Actually, we need a war on the judiciary followed by a war on the legislatures.
Good point.
“While 0.6 percent of the U.S. adult population are lawyers, 41 percent of the 113th Congress are. Members of Congress are sixty-eight times as likely as all American adults to have practiced law.”
source:
State of the Congress 2013
released January 2013
https://www.measureofamerica.org/113-congress-infographic/
“The YLD [ Young Lawyer’s Division of the Iowa State Bar Association ] Executive Council discussed this and decided we wanted to encourage
lawyers and, in particular young lawyers, by providing them information in a nonpartisan manner on how they might be able to balance the practice of law while serving.”
“Iowa, as with many states, has only a fraction of its lawmakers as attorneys. James Carney, ISBA’s contracted legislative counsel and one of the speakers at the academy, told the 60-plus attendees that approximately 15 percent of state legislators nationwide are attorneys — a number that has been steadily declining from 22 percent slightly more than 30 years ago. Iowa had 15 lawyer-legislators in its last legislative session, a mere 10 percent of the 50 senators and 100 representatives who comprise the state’s legislative body.”
source:
“Beating The Drum For More Lawyer-Legislators: One Bar’s Success Story”

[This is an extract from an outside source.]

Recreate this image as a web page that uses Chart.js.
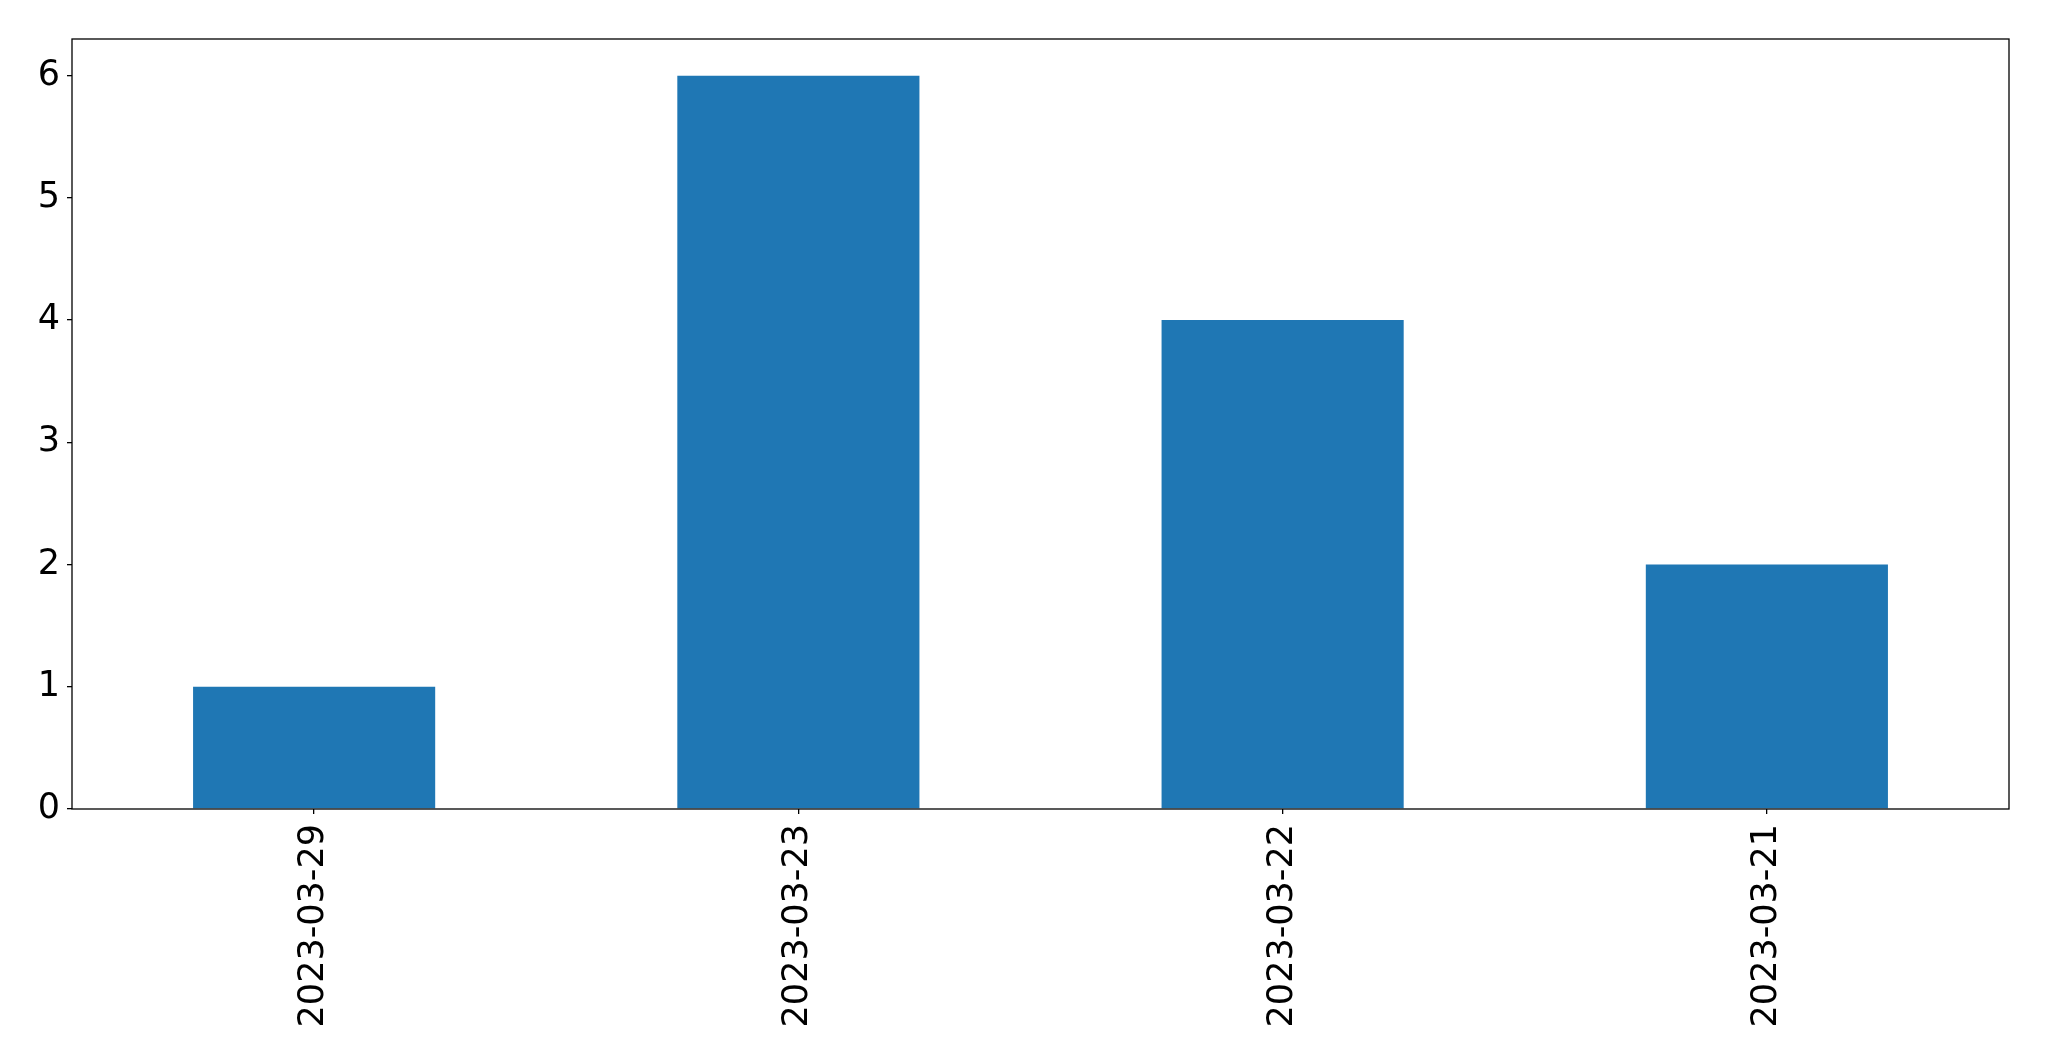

Bar Leader (American Bar Association). Vol. 34 No. 6 (July-August 2010)
http://www.americanbar.org/publications/bar_leader/2009_10/july_august/lawyerlegislators.html
emphasis added
Attorneys are “officers of the court”. Maybe I’m missing something, but it seems that having officers of the judical branch being members of the legislative branch is a violation of separation of powers. As a layperson who has been ground through civil court a couple of times, I believe that laws are written to benefit the lawyer class, and not “we the people”.
PS — Here is a video of two law professors explaining how judges decide the law to benefit lawyers :
https://www.youtube.com/watch?v=Hbs_3lePAjE
PJTV: Bias! The Case Against Lawyers and Judges
PJ Media
uploaded on Jan 27, 2011
2,623 views
Is the law biased in favor of judges and lawyers? Does the legal system give the legal profession special privileges? Do lawyers have liberties that other do not? Find out as Benjamin H. Barton, author of “The Lawyer-Judge Bias in the American Legal System” joins Glenn to talk about his book.
Deborah and Ward, I agree 100% with what you both have said in this discussion. I have no clue of why sentences are so light and financial restitution many times never happens in the HOA criminality. When the “war on drugs” swept America, harsh sentences that many believe are unfair and unjust became the norm and sometimes for very minor infractions of the drug laws I have read. Maybe, we need a “war on HOA criminality and property thefts” across the nation and prosecution of every one of those involved, or who has been involved in any of the fraudulent HOA crimes against innocent homeowners and fraudulent property thefts.
Our company has also seen this epidemic rising in America. How can we trust unpaid and untrained individuals? In most cases, these board members do not agree to any code of ethics policy or complete a background check.